**STATED GOAL**.
Write out the listing from the line with "Reproduce this chart with Observable Plot." to the line with "const xEnd = 4;", both lines included, exactly and nothing beyond. Leave pictures out.

Data entries
◆ ◆ ◆ ◆
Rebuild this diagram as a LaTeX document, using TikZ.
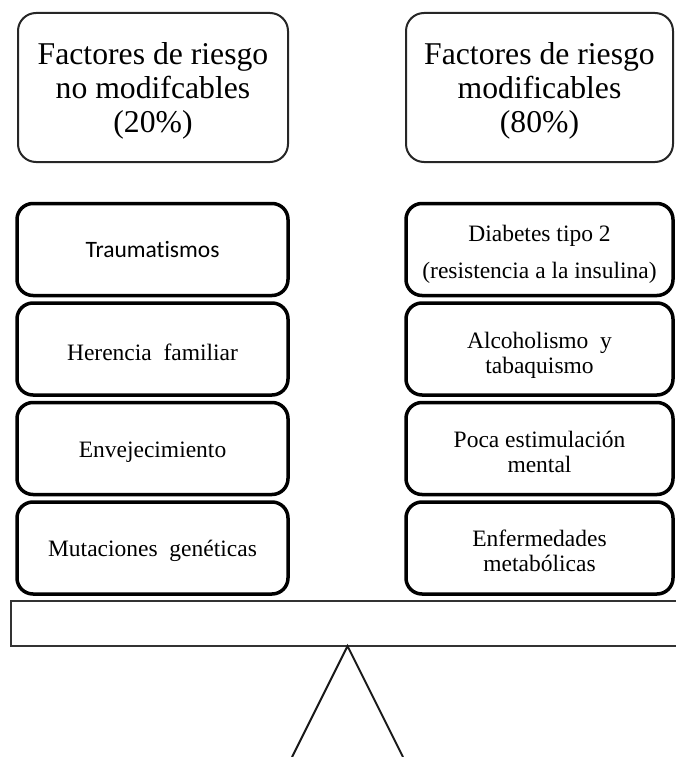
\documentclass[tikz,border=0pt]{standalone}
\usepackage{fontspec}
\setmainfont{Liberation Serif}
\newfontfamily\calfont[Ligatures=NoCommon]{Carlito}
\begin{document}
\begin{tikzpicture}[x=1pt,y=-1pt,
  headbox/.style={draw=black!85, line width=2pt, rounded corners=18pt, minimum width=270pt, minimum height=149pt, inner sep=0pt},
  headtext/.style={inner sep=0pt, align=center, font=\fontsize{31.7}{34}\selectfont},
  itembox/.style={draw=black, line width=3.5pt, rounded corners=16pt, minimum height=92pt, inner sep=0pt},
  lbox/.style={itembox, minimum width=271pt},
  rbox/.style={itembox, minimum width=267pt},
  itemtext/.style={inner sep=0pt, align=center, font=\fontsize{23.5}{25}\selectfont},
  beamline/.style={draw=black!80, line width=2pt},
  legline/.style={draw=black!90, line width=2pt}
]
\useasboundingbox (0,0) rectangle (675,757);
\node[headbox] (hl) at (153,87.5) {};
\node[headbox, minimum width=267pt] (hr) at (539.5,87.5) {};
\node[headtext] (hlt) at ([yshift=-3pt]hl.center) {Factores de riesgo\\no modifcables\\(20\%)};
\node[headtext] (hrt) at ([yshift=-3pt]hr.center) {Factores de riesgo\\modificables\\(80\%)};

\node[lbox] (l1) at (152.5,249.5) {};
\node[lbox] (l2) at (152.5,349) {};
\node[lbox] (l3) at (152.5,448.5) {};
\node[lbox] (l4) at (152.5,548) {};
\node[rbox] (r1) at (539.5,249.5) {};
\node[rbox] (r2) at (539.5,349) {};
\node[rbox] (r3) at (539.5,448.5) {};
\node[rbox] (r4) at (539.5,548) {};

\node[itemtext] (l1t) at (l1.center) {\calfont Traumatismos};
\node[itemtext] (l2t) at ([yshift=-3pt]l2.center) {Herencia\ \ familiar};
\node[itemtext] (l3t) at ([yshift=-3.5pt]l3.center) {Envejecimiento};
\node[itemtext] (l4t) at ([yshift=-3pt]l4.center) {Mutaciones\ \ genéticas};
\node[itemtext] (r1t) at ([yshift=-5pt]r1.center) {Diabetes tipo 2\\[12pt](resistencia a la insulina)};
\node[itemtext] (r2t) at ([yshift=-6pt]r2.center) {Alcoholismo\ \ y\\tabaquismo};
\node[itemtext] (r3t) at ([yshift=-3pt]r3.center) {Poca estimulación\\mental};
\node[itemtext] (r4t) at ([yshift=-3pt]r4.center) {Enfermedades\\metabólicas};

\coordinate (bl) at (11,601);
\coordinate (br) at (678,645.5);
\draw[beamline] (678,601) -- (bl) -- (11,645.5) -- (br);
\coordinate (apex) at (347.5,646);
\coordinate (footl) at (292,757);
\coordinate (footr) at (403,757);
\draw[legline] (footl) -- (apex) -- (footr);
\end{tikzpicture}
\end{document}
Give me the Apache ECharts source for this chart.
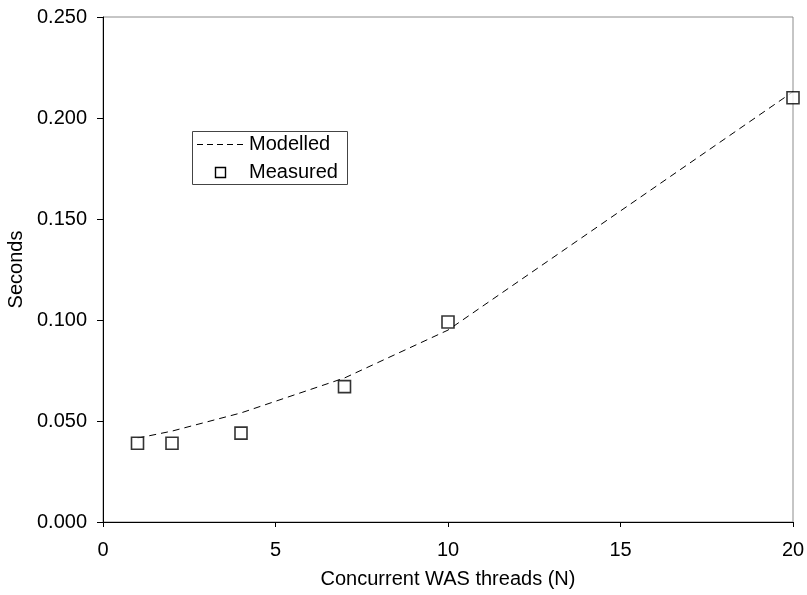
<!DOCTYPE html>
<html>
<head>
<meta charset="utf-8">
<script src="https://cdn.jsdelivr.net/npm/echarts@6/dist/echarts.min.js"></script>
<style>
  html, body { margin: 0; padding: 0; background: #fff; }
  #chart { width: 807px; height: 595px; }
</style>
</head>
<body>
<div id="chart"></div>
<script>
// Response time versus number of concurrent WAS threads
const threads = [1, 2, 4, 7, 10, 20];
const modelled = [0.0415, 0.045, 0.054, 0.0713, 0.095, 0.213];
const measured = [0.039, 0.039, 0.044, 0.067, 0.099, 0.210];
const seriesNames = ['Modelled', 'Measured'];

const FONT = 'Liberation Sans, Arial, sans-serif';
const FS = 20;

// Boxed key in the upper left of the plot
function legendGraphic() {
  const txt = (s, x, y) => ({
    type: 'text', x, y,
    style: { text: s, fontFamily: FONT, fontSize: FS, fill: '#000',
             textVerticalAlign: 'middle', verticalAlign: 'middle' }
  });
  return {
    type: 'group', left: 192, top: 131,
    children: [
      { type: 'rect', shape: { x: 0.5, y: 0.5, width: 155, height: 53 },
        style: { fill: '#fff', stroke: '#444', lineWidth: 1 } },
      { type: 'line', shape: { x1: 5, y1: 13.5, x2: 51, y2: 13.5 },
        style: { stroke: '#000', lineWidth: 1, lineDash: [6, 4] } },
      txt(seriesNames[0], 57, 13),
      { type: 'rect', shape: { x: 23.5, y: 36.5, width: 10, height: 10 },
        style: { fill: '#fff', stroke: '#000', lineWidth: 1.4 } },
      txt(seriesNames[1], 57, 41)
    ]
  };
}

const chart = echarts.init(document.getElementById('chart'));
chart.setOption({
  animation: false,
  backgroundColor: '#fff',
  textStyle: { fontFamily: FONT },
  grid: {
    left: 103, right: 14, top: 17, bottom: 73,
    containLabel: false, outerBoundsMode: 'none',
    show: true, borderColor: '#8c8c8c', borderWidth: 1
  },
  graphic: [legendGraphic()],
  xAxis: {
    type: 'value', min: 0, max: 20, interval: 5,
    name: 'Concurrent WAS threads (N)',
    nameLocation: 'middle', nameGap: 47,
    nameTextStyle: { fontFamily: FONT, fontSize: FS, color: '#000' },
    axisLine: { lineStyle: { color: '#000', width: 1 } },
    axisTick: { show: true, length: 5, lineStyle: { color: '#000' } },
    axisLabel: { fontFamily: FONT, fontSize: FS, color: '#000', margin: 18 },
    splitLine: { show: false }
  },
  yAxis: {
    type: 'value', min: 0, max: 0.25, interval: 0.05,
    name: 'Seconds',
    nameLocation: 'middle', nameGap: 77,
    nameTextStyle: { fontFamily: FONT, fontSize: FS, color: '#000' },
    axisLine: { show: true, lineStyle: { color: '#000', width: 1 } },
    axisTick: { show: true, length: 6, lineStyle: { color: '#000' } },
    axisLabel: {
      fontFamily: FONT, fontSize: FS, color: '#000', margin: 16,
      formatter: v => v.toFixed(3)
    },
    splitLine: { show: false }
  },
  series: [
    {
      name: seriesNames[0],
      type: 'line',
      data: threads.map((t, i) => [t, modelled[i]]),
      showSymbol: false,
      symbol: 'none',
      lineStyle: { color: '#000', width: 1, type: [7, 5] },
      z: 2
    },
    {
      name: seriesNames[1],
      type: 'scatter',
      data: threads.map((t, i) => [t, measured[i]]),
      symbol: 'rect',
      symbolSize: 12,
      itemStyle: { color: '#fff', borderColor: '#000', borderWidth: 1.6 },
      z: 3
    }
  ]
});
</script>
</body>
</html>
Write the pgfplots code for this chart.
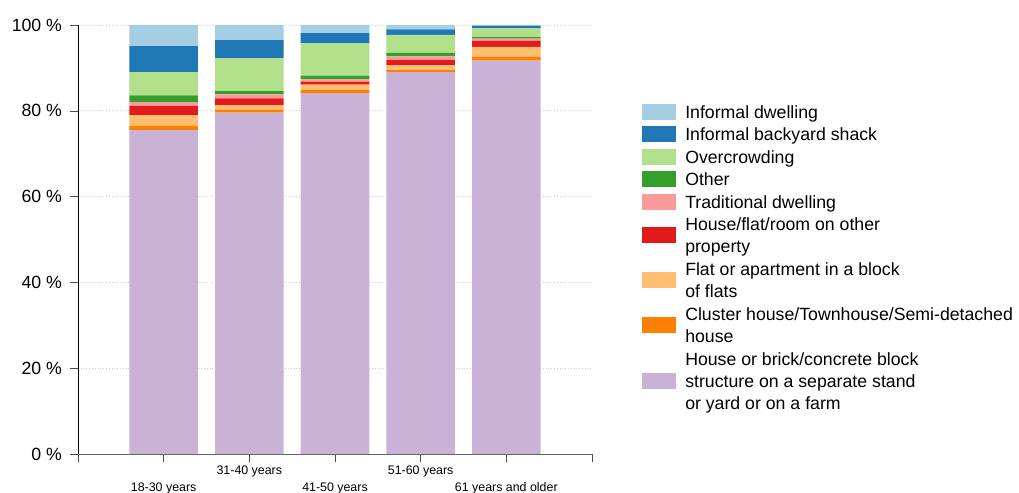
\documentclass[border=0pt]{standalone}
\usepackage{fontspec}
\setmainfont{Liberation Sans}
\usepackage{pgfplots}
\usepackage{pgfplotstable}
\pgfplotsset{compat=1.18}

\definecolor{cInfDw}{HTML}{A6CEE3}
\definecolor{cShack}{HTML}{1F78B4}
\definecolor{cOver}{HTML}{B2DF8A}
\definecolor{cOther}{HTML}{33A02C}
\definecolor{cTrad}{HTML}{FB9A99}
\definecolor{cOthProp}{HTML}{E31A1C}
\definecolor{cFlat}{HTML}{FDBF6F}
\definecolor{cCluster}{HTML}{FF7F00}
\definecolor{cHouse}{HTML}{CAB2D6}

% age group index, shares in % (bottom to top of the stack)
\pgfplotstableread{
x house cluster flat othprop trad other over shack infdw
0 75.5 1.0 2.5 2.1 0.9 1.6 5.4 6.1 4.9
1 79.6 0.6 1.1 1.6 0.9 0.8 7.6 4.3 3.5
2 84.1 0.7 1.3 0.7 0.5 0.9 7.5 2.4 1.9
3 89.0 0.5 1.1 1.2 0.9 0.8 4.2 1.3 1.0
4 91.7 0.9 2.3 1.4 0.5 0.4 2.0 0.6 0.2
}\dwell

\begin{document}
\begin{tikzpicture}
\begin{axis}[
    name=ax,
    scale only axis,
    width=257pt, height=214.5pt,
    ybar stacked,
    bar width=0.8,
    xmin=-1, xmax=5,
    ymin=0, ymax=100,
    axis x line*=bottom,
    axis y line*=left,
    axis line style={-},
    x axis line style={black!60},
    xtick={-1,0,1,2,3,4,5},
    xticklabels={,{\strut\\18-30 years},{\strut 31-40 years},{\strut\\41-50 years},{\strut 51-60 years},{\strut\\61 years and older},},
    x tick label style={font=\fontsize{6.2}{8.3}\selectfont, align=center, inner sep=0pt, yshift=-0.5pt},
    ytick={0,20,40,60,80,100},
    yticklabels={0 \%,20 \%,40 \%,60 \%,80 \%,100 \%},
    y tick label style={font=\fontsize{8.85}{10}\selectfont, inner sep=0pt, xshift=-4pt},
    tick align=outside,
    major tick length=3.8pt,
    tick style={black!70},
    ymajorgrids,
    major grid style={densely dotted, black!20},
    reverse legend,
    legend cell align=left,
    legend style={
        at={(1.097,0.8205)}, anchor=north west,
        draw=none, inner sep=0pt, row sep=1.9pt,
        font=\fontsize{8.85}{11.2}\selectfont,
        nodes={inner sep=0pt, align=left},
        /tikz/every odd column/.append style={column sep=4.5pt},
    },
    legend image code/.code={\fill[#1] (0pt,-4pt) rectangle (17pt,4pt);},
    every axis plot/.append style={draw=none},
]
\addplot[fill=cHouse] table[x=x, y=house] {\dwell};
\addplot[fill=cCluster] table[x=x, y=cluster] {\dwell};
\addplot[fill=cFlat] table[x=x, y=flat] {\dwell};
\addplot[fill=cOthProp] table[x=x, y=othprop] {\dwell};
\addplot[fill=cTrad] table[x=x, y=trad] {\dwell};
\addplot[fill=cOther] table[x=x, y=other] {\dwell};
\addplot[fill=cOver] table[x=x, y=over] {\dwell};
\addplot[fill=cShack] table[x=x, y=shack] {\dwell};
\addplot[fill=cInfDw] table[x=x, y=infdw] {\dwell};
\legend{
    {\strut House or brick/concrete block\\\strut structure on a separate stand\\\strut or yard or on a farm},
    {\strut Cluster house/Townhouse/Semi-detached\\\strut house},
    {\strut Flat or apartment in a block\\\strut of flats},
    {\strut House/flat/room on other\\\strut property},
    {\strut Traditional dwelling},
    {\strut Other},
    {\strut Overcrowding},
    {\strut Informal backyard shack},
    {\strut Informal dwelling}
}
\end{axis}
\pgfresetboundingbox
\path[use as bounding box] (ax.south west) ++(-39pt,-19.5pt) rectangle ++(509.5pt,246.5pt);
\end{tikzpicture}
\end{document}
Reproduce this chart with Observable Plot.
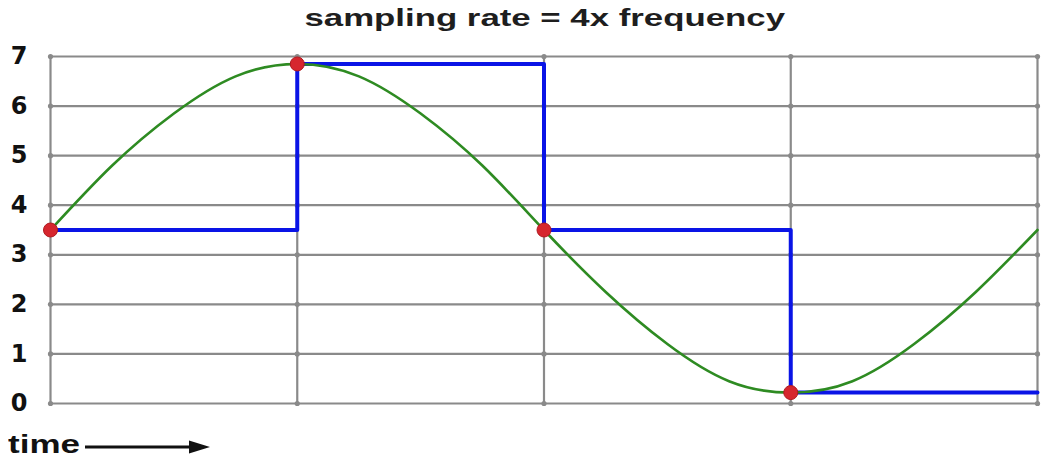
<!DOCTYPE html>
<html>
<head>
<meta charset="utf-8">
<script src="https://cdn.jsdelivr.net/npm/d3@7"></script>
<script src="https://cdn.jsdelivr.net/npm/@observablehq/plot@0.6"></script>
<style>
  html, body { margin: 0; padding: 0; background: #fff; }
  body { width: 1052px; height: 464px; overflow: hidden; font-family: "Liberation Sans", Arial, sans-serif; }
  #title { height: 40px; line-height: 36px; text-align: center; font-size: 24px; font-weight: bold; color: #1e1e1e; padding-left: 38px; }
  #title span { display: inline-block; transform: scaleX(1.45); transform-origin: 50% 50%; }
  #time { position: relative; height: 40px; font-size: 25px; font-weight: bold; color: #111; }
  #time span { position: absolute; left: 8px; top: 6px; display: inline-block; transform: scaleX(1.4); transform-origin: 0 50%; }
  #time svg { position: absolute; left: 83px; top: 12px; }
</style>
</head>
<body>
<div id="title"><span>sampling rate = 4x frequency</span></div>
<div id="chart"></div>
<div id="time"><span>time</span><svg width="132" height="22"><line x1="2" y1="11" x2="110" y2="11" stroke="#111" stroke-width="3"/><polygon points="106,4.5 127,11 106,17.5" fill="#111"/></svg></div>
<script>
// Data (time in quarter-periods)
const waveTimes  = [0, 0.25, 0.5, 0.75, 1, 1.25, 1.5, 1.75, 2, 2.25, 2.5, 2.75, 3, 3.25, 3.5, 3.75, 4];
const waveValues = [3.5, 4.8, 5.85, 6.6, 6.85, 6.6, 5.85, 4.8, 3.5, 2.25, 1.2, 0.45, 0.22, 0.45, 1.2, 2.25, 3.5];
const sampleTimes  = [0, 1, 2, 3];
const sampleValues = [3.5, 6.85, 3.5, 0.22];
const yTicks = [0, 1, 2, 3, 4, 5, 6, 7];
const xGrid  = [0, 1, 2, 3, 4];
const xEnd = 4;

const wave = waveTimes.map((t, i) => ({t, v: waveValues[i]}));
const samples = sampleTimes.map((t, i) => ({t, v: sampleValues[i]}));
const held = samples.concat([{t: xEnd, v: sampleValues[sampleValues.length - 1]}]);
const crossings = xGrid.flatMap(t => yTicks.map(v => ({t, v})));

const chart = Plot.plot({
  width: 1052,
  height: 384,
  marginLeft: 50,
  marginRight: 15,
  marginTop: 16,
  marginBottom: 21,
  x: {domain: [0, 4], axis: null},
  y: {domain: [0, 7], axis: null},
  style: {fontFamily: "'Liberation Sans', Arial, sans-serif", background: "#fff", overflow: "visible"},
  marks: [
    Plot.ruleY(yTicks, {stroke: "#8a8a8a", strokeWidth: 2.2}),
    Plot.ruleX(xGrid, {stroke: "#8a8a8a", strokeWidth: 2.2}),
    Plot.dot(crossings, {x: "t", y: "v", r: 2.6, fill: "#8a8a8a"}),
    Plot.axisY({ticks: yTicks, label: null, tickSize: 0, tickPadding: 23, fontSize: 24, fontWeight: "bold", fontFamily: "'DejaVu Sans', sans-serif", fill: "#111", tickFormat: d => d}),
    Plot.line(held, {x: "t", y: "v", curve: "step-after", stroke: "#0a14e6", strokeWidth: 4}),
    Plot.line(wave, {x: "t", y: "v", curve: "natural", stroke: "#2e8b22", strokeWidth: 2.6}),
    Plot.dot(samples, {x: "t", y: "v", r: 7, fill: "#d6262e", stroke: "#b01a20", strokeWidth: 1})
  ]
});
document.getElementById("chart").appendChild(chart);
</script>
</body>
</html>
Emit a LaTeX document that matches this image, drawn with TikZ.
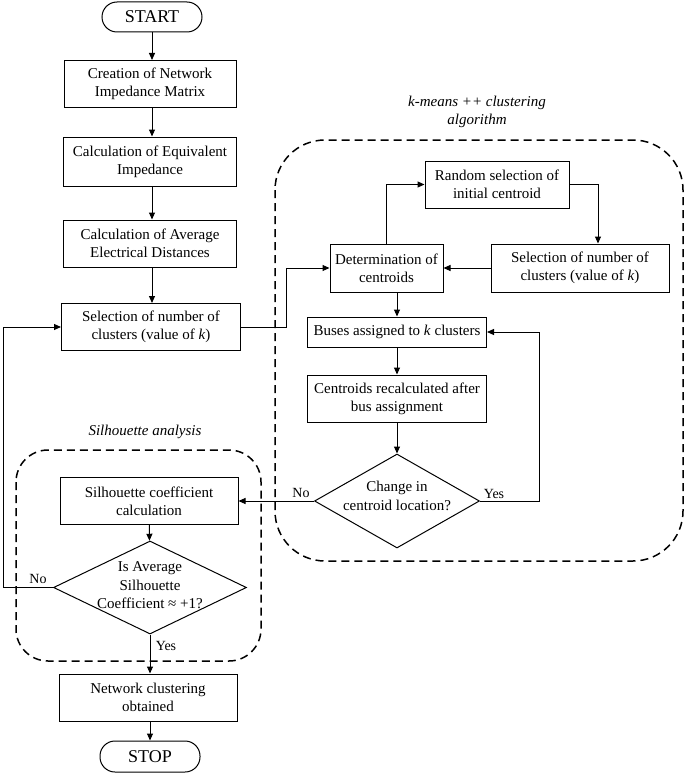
◆ ◆ ◆ ◆
**TASK ANSWER**.
Reproduce this chart with Observable Plot.
<!DOCTYPE html>
<html>
<head>
<meta charset="utf-8">
<script src="https://cdn.jsdelivr.net/npm/d3@7"></script>
<script src="https://cdn.jsdelivr.net/npm/@observablehq/plot@0.6"></script>
<style>
  html, body { margin: 0; padding: 0; background: #fff; }
  body { width: 1052px; height: 464px; overflow: hidden; font-family: "Liberation Sans", Arial, sans-serif; }
  #title { height: 40px; line-height: 36px; text-align: center; font-size: 24px; font-weight: bold; color: #1e1e1e; padding-left: 38px; }
  #title span { display: inline-block; transform: scaleX(1.45); transform-origin: 50% 50%; }
  #time { position: relative; height: 40px; font-size: 25px; font-weight: bold; color: #111; }
  #time span { position: absolute; left: 8px; top: 6px; display: inline-block; transform: scaleX(1.4); transform-origin: 0 50%; }
  #time svg { position: absolute; left: 83px; top: 12px; }
</style>
</head>
<body>
<div id="title"><span>sampling rate = 4x frequency</span></div>
<div id="chart"></div>
<div id="time"><span>time</span><svg width="132" height="22"><line x1="2" y1="11" x2="110" y2="11" stroke="#111" stroke-width="3"/><polygon points="106,4.5 127,11 106,17.5" fill="#111"/></svg></div>
<script>
// Data (time in quarter-periods)
const waveTimes  = [0, 0.25, 0.5, 0.75, 1, 1.25, 1.5, 1.75, 2, 2.25, 2.5, 2.75, 3, 3.25, 3.5, 3.75, 4];
const waveValues = [3.5, 4.8, 5.85, 6.6, 6.85, 6.6, 5.85, 4.8, 3.5, 2.25, 1.2, 0.45, 0.22, 0.45, 1.2, 2.25, 3.5];
const sampleTimes  = [0, 1, 2, 3];
const sampleValues = [3.5, 6.85, 3.5, 0.22];
const yTicks = [0, 1, 2, 3, 4, 5, 6, 7];
const xGrid  = [0, 1, 2, 3, 4];
const xEnd = 4;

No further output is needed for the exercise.